Following an invitation by Jacqueline, as Vice President of the Intergroup, Duncan McNair, Chief Executive Officer of Save The Asian Elephants ('STAE), met with members and presented evidence of neglect and mistreatment across the sub continent.
The numbers make grim reading: estimates of a million or more in the late 19th Century to scarcely 40,000 today. Around 30,000 of these exist in the wild (of which about 60% in India) while 10,000 are held in captivity - often in appalling conditions.
Dwindling numbers are also found in parts of Thailand, Myanmar, Malaysia, Indonesia, Nepal, Bangladesh, Bhutan, Laos, Cambodia, Vietnam and China. In some places, such as Java, the indigenous elephant population is now completely lost.

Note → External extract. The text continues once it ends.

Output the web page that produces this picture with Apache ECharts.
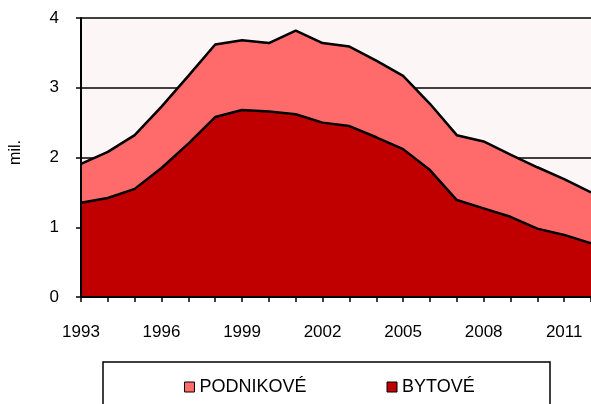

In October, Jacqueline tabled a Written Declaration on the Conservation and welfare of Asian Elephants, after discussions with Stanley Johnson, a member of the Executive Board at STAE, and colleague Geoffrey Van Orden MEP, Chairman of the EU-India Parliamentary Delegation.
The meeting between STAE and the Intergroup, followed the visit to the UK of Indian Prime Minister Narendra Modi in November 2015, when both Mr Modi and David Cameron resolved to improve protection for both captive and wild Asian elephants
Jacqueline said: "The slaughter and mistreatment of these magnificent animals is a stain on the reputation of those countries which continue to turn a blind eye to the plight of the Asian Elephant.
"I appreciate the support of almost 100 colleagues for my Written Declaration as we seek to encourage change in parts of Asia. Duncan's presentation, and the work of the charity, demonstrates why action is needed. I look forward to hearing how the Commission now intends to act, alongside Member States."